Stoomschepen.
Alle zee-stoomschepen, stoomende, vertoonen, van zons-ondergang tot zons-opgang, de volgende lichten:
1o. Een helder wit licht aan den top van den fokkemast; een groen licht aan de stuurboordzijde; een rood licht aan de bakboordzijde.
2o. Het licht aan den top van den fokkemast is zóó ingerigt, dat het, bij donkere nachten, met heldere lucht, op eenen afstand van ten minste een en een vierde Duitsche mijl, zigtbaar is, en een onveranderlijk en onafgebroken licht doet schijnen over eenen boog van den horizon, van twintig kompasstreken; en het is zóó bevestigd, dat het licht werpt over tien kompasstreken wederzijds van het schip, te weten: van regt vooruit tot twee streken achterlijker dan dwars aan elke zijde.
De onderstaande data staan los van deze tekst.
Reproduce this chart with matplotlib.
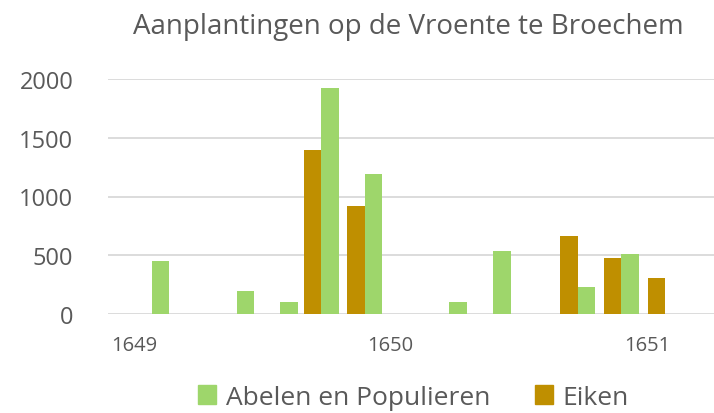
import matplotlib.pyplot as plt
from matplotlib.patches import Patch

plt.rcParams['font.family'] = ['Open Sans', 'DejaVu Sans']

# planting dates as fractional years
dates = [1649.07, 1649.40, 1649.57, 1649.73, 1649.90,
         1650.23, 1650.40, 1650.73, 1650.90, 1651.07]
abelen = [450, 200, 100, 1920, 1190, 100, 540, 230, 510, 0]
eiken = [0, 0, 0, 1400, 920, 0, 0, 660, 475, 310]
years = [1649, 1650, 1651]

green = '#9ED66B'
gold = '#BF8F00'
grey = '#595959'

fig = plt.figure(figsize=(7.14, 4.14), dpi=100)
ax = fig.add_axes([108 / 714, 99 / 414, 1 - 108 / 714, 235 / 414])

w = 0.068
ax.bar([d - w / 2 for d in dates], eiken, width=w, color=gold, zorder=3)
ax.bar([d + w / 2 for d in dates], abelen, width=w, color=green, zorder=3)

ax.set_xlim(1648.899, 1651.261)
ax.set_ylim(0, 2000)
ax.set_yticks([0, 500, 1000, 1500, 2000])
ax.set_xticks(years)
ax.set_xticklabels([str(y) for y in years])
ax.grid(axis='y', color='#D9D9D9', linewidth=1.3, zorder=0)
for s in ax.spines.values():
    s.set_visible(False)
ax.tick_params(axis='both', length=0, colors=grey)
ax.tick_params(axis='y', labelsize=17, pad=25)
ax.tick_params(axis='x', labelsize=14.5, pad=15)

fig.suptitle('Aanplantingen op de Vroente te Broechem', x=0.572, y=0.968,
             fontsize=20, color=grey)

handles = [Patch(color=green, label='Abelen en Populieren'),
           Patch(color=gold, label='Eiken')]
fig.legend(handles=handles, loc='lower center', bbox_to_anchor=(0.579, -0.05),
           ncol=2, frameon=False, fontsize=19, labelcolor=grey,
           handlelength=0.7, handleheight=0.7, handletextpad=0.35,
           columnspacing=1.7)

fig.savefig('out.png', dpi=100)
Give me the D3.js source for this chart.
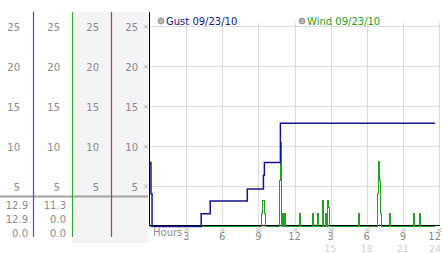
<!DOCTYPE html>
<html>
<head>
<meta charset="utf-8">
<script src="https://cdn.jsdelivr.net/npm/d3@7"></script>
<style>
body { margin: 0; background: #fff; }
text { font-family: "DejaVu Sans", Verdana, sans-serif; font-size: 10px; }
</style>
</head>
<body>
<div id="chart"></div>
<script>
// values
var yTicks = [5, 10, 15, 20, 25];
var hourTicks = [3, 6, 9, 12, 15, 18, 21, 24];
var hourLabels = ["3", "6", "9", "12", "3", "6", "9", "12"];
var hourLabels24 = ["", "", "", "", "15", "18", "21", "24"];

var legendNames = ["Gust 09/23/10", "Wind 09/23/10"];

// gust: step changes [hour, mph]
var gustHours = [0, 0.08, 0.17, 4.25, 5.0, 8.08, 9.42, 9.5, 10.83, 23.67];
var gustMph   = [8.0, 4.1, 0, 1.6, 3.2, 4.7, 6.4, 8.0, 12.9, 12.9];

// wind: non-calm 5 minute readings [hour, mph]
var windReadings = [
[9.25, 1.6], [9.33, 3.2], [9.42, 3.2], [9.5, 1.6],
[10.75, 5.7], [10.83, 10.5],
[11.0, 1.6], [11.17, 1.6],
[12.42, 1.6],
[13.5, 1.6], [13.92, 1.6], [14.33, 3.2], [14.58, 1.6], [14.75, 3.2], [14.83, 2.4],
[17.33, 1.6],
[18.92, 4.1], [19.0, 8.1], [19.08, 5.7], [19.17, 1.6],
[19.92, 1.6],
[21.92, 1.6],
[22.42, 1.6]];
var windEnd = 23.67;

var summaryGust = ["12.9", "12.9", "0.0"];
var summaryWind = ["11.3", "0.0", "0.0"];

var colors = {gust: "#14148c", wind: "#22a022", red: "#c43a3a", blue: "#3354cc", green: "#36a636"};

var svg = d3.select("#chart")
	.append("svg")
		.attr("width", 442)
		.attr("height", 253);

var x = d3.scaleLinear()
	.domain([0, 24])
	.range([150, 439]);

var y = d3.scaleLinear()
	.domain([0, 25])
	.range([226.5, 26.5]);

// ---- left summary panel
svg.append("rect")
	.attr("x", 72).attr("y", 12)
	.attr("width", 76).attr("height", 231)
	.attr("fill", "#f4f4f6");

var colRight = [20, 60, 99, 138];
colRight.forEach(function(cx) {
	svg.append("g")
		.selectAll("text")
		.data(yTicks)
		.join("text")
			.attr("x", cx)
			.attr("y", function(d) { return y(d) + 4; })
			.attr("text-anchor", "end")
			.attr("fill", "#8a8a8a")
			.text(function(d) { return d; });
});

svg.append("line")
	.attr("x1", 0).attr("x2", 148)
	.attr("y1", 196.5).attr("y2", 196.5)
	.attr("stroke", "#a4a4a4")
	.attr("stroke-width", 2);

[[summaryGust, 28], [summaryWind, 66]].forEach(function(s) {
	svg.append("g")
		.selectAll("text")
		.data(s[0])
		.join("text")
			.attr("x", s[1])
			.attr("y", function(d, i) { return 208.5 + i * 14; })
			.attr("text-anchor", "end")
			.attr("fill", "#8a8a8a")
			.text(function(d) { return d; });
});

[[33.5, colors.blue], [72.5, colors.green], [111.5, colors.red]].forEach(function(c) {
	svg.append("line")
		.attr("x1", c[0]).attr("x2", c[0])
		.attr("y1", 12).attr("y2", 237)
		.attr("stroke", c[1])
		.attr("stroke-width", 1.2);
});

// ---- grid
svg.append("g")
	.selectAll("line")
	.data(yTicks)
	.join("line")
		.attr("x1", 150).attr("x2", 440)
		.attr("y1", function(d) { return y(d); })
		.attr("y2", function(d) { return y(d); })
		.attr("stroke", "#dcdcdc");

svg.append("g")
	.selectAll("line")
	.data(hourTicks)
	.join("line")
		.attr("x1", function(d) { return Math.round(x(d)) + 0.5; })
		.attr("x2", function(d) { return Math.round(x(d)) + 0.5; })
		.attr("y1", 23).attr("y2", 225)
		.attr("stroke", "#dcdcdc");

// little x tick marks
function tickMark(g, cx, cy) {
	g.append("path")
		.attr("d", "M" + (cx - 2) + "," + (cy - 2) + "l4,4M" + (cx + 2) + "," + (cy - 2) + "l-4,4")
		.attr("stroke", "#a8a8a8")
		.attr("stroke-width", 0.9)
		.attr("fill", "none");
}
var marks = svg.append("g");
yTicks.forEach(function(d) { tickMark(marks, 146, y(d)); });
hourTicks.forEach(function(d) { tickMark(marks, Math.round(x(d)) + 0.5, 230); });

// ---- axes lines
svg.append("line")
	.attr("x1", 149.5).attr("x2", 149.5)
	.attr("y1", 12).attr("y2", 226)
	.attr("stroke", "#000");
svg.append("line")
	.attr("x1", 149).attr("x2", 440)
	.attr("y1", 225.5).attr("y2", 225.5)
	.attr("stroke", "#000");

// ---- wind series
var windPts = [{h: 0, v: 0}];
windReadings.forEach(function(r, i) {
	windPts.push({h: r[0], v: r[1]});
	var next = windReadings[i + 1];
	if (!next || next[0] - r[0] > 0.1) windPts.push({h: r[0] + 1 / 12, v: 0});
});
windPts.push({h: windEnd, v: 0});

svg.append("path")
	.datum(windPts)
	.attr("fill", "none")
	.attr("stroke", colors.wind)
	.attr("stroke-width", 1)
	.attr("shape-rendering", "crispEdges")
	.attr("d", d3.line()
		.curve(d3.curveStepAfter)
		.x(function(d) { return x(d.h); })
		.y(function(d) { return y(d.v); })
	);

// ---- gust series
var gustPts = gustHours.map(function(h, i) { return {h: h, v: gustMph[i]}; });
svg.append("path")
	.datum(gustPts)
	.attr("fill", "none")
	.attr("stroke", colors.gust)
	.attr("stroke-width", 1.5)
	.attr("d", d3.line()
		.curve(d3.curveStepAfter)
		.x(function(d) { return x(d.h); })
		.y(function(d) { return y(d.v); })
	);

// ---- legend
[[161, colors.gust], [302, colors.wind]].forEach(function(l, i) {
	svg.append("circle")
		.attr("cx", l[0]).attr("cy", 21)
		.attr("r", 3)
		.attr("fill", "#b4b4b4")
		.attr("stroke", "#8c8c8c")
		.attr("stroke-width", 0.8);
	svg.append("text")
		.attr("x", l[0] + 5)
		.attr("y", 24.5)
		.attr("fill", l[1])
		.text(legendNames[i]);
});

// ---- hour labels
svg.append("text")
	.attr("x", 153).attr("y", 236)
	.attr("fill", "#8a8a8a")
	.text("Hours");

var last = hourTicks.length - 1;
svg.append("g")
	.selectAll("text")
	.data(hourTicks)
	.join("text")
		.attr("x", function(d, i) { return i == last ? 441 : x(d); })
		.attr("y", 240)
		.attr("text-anchor", function(d, i) { return i == last ? "end" : "middle"; })
		.attr("fill", "#8a8a8a")
		.text(function(d, i) { return hourLabels[i]; });

svg.append("g")
	.selectAll("text")
	.data(hourTicks)
	.join("text")
		.attr("x", function(d, i) { return i == last ? 441 : x(d); })
		.attr("y", 251.5)
		.attr("text-anchor", function(d, i) { return i == last ? "end" : "middle"; })
		.attr("fill", "#d0d0d0")
		.style("font-size", "9.5px")
		.text(function(d, i) { return hourLabels24[i]; });
</script>
</body>
</html>
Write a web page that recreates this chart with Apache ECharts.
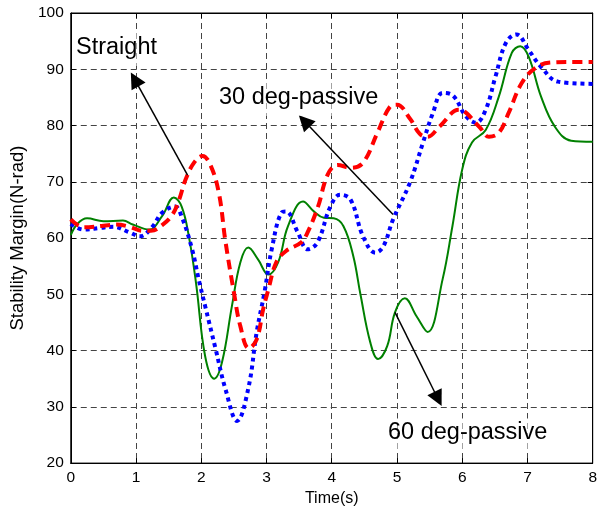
<!DOCTYPE html>
<html>
<head>
<meta charset="utf-8">
<script src="https://cdn.jsdelivr.net/npm/echarts@6/dist/echarts.min.js"></script>
<style>
html,body{margin:0;padding:0;background:#fff;}
#chart{width:600px;height:512px;}
</style>
</head>
<body>
<div id="chart"></div>
<script>
// ---- data ----
var straightT = [0, 0.2, 0.5, 0.7, 0.9, 1.1, 1.23, 1.41, 1.56, 1.66, 1.76, 1.89, 2.02, 2.14, 2.27, 2.37, 2.5, 2.6, 2.73, 2.85, 2.95, 3.03, 3.15, 3.3, 3.53, 3.63, 3.79, 3.94, 4.09, 4.29, 4.48, 4.7, 4.89, 5.0, 5.2, 5.35, 5.47, 5.65, 5.95, 6.26, 6.41, 6.56, 6.71, 6.91, 7.12, 7.36, 7.7, 8.0];
var straightV = [63.3, 61.9, 62.2, 62.4, 62, 61.3, 61.3, 62.4, 64.2, 66.8, 70.4, 73.4, 74.6, 73, 68, 59.5, 50.4, 44.3, 40.4, 42, 47.4, 50.9, 55.7, 57.7, 59.2, 61, 65.6, 71.3, 73, 72.5, 73.4, 78.7, 83.3, 83.7, 81.2, 78.5, 78, 79.8, 82.8, 79.8, 78, 78.7, 82.2, 87.5, 90.2, 91.2, 91.3, 91.3];

var deg30T = [0, 0.2, 0.45, 0.65, 0.9, 1.06, 1.25, 1.4, 1.6, 1.7, 1.86, 1.96, 2.06, 2.22, 2.37, 2.55, 2.72, 2.85, 2.97, 3.08, 3.23, 3.3, 3.48, 3.63, 3.78, 3.98, 4.13, 4.29, 4.48, 4.67, 4.79, 4.94, 5.2, 5.4, 5.55, 5.7, 5.85, 6.06, 6.21, 6.36, 6.51, 6.67, 6.83, 7.02, 7.21, 7.47, 8.0];
var deg30V = [62.5, 61.5, 61.8, 62, 61, 60.3, 62, 64.5, 65.6, 63.8, 58, 52.7, 47.9, 40.3, 33.2, 27.5, 33.2, 43.3, 50.4, 58, 64.5, 64.7, 61, 58, 59.2, 65.6, 67.7, 66.8, 60.3, 57.4, 58.5, 63.3, 69.9, 77, 82.2, 85.8, 85.4, 81.6, 80.5, 82.8, 88.7, 94.7, 96.2, 93.4, 90.4, 87.8, 87.4];

var deg60T = [0, 0.1, 0.25, 0.5, 0.8, 0.95, 1.2, 1.4, 1.58, 1.7, 1.81, 1.92, 2.06, 2.2, 2.32, 2.47, 2.6, 2.72, 2.87, 3.03, 3.18, 3.33, 3.56, 3.73, 3.88, 4.03, 4.18, 4.33, 4.44, 4.59, 4.71, 4.85, 4.97, 5.12, 5.3, 5.47, 5.7, 5.85, 6.0, 6.15, 6.36, 6.56, 6.76, 6.89, 7.02, 7.21, 7.42, 7.67, 8.0];
var deg60V = [60.5, 62.5, 63.5, 63, 63.1, 62.4, 61.5, 63.9, 67.2, 65.6, 60.3, 52, 39, 35, 38, 47.9, 55.7, 58.3, 56.2, 53.5, 55.7, 62.1, 66.5, 64.7, 63.6, 63.5, 62.1, 56.8, 50, 41.5, 38.5, 40.8, 46.8, 49.3, 46.1, 43.3, 52.7, 62.1, 72.2, 77, 79.2, 85.1, 92.9, 94.1, 92.2, 85.1, 79.8, 77.3, 77.1];

var xTicks = [0, 1, 2, 3, 4, 5, 6, 7, 8];
var yTicks = [20, 30, 40, 50, 60, 70, 80, 90, 100];

// annotation arrows: [tail, tip] in data coordinates
var arrowStraight = [[1.79, 71.2], [0.98, 88.2]];
var arrow30 = [[4.94, 64.2], [3.58, 80.8]];
var arrow60 = [[4.97, 46.8], [5.63, 31.4]];
var labelTexts = ['Straight', '30 deg-passive', '60 deg-passive'];

function zip(t, v) { return t.map(function (x, i) { return [x, v[i]]; }); }

var FONT = '"Liberation Sans", Arial, sans-serif';
var chart = echarts.init(document.getElementById('chart'), null, {renderer: 'canvas'});

function arrowLine(a) {
  return [{coord: a[0], symbol: 'none'}, {coord: a[1], symbol: 'path://M0,0 L6,16 L-6,16 Z'}];
}

var axisCommon = {
  type: 'value',
  axisLine: {show: true, onZero: false, lineStyle: {color: '#000', width: 1}},
  axisTick: {show: true, inside: true, length: 5, lineStyle: {color: '#000'}},
};

var option = {
  backgroundColor: '#fff',
  animation: false,
  grid: {left: 67, right: 5, top: 13, bottom: 48, show: true, borderColor: '#000', borderWidth: 1, backgroundColor: 'transparent'},
  xAxis: [
    Object.assign({}, axisCommon, {
      min: xTicks[0], max: xTicks[xTicks.length - 1], interval: 1,
      name: 'Time(s)', nameLocation: 'middle', nameGap: 27,
      nameTextStyle: {fontFamily: FONT, fontSize: 16, color: '#000'},
      axisLabel: {fontFamily: FONT, fontSize: 15.5, color: '#000', margin: 7},
      splitLine: {show: true, lineStyle: {color: '#444', type: [6, 4], width: 1}}
    }),
    Object.assign({}, axisCommon, {
      position: 'top', min: xTicks[0], max: xTicks[xTicks.length - 1], interval: 1,
      axisLabel: {show: false}, splitLine: {show: false}
    })
  ],
  yAxis: [
    Object.assign({}, axisCommon, {
      min: yTicks[0], max: yTicks[yTicks.length - 1], interval: 10,
      name: 'Stability Margin(N-rad)', nameLocation: 'middle', nameGap: 40,
      nameTextStyle: {fontFamily: FONT, fontSize: 18.5, color: '#000'},
      axisLabel: {fontFamily: FONT, fontSize: 15.5, color: '#000', margin: 7},
      splitLine: {show: true, lineStyle: {color: '#444', type: [6, 4], width: 1}}
    }),
    Object.assign({}, axisCommon, {
      position: 'right', min: yTicks[0], max: yTicks[yTicks.length - 1], interval: 10,
      axisLabel: {show: false}, splitLine: {show: false}
    })
  ],
  series: [
    {
      name: '60 deg-passive', type: 'line', data: zip(deg60T, deg60V),
      smooth: 0.4, showSymbol: false, symbol: 'none',
      lineStyle: {color: '#008000', width: 2}
    },
    {
      name: '30 deg-passive', type: 'line', data: zip(deg30T, deg30V),
      smooth: 0.4, showSymbol: false, symbol: 'none',
      lineStyle: {color: '#0000ff', width: 4, type: [4, 4]}
    },
    {
      name: 'Straight', type: 'line', data: zip(straightT, straightV),
      smooth: 0.4, showSymbol: false, symbol: 'none',
      lineStyle: {color: '#ff0000', width: 4, type: [10, 6]},
      markLine: {
        silent: true, animation: false,
        symbolSize: 16,
        label: {show: false},
        lineStyle: {color: '#000', width: 1.5, type: 'solid'},
        emphasis: {disabled: true},
        data: [arrowLine(arrowStraight), arrowLine(arrow30), arrowLine(arrow60)]
      }
    }
  ],
  graphic: [
    {type: 'text', z: 100, left: 72, top: 33,
     style: {text: labelTexts[0], font: '23.5px ' + FONT, fill: '#000', backgroundColor: 'rgba(255,255,255,0.5)', padding: [3, 4, 6, 4]}},
    {type: 'text', z: 100, left: 215, top: 83,
     style: {text: labelTexts[1], font: '23.5px ' + FONT, fill: '#000', backgroundColor: 'rgba(255,255,255,0.5)', padding: [3, 4, 6, 4]}},
    {type: 'text', z: 100, left: 384, top: 418,
     style: {text: labelTexts[2], font: '23.5px ' + FONT, fill: '#000', backgroundColor: 'rgba(255,255,255,0.5)', padding: [3, 4, 6, 4]}}
  ]
};
chart.setOption(option);
</script>
</body>
</html>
3o. Het groene licht aan stuurboordszijde en het roode licht aan bakboordszijde zijn zóó ingerigt, dat zij, bij donkere nachten, met heldere lucht, op eenen afstand van ten minste een halve Duitsche mijl zigtbaar zijn; en een onveranderlijk en onafgebroken licht doen schijnen over eenen boog van den horizon, van tien kompasstreken; en zij zijn zóó bevestigd, dat zij licht werpen van regt vooruit tot twee streken achterlijker dan dwars, aan de stuurboords- en aan bakboordszijde.
4o. De lichten aan de zijden worden aan den binnenboordskant voorzien van schermen, zich ten minste ééne el verder dan het licht naar voren uitstrekkende, om te voorkomen, dat de lichten van de andere zijde kunnen gezien worden.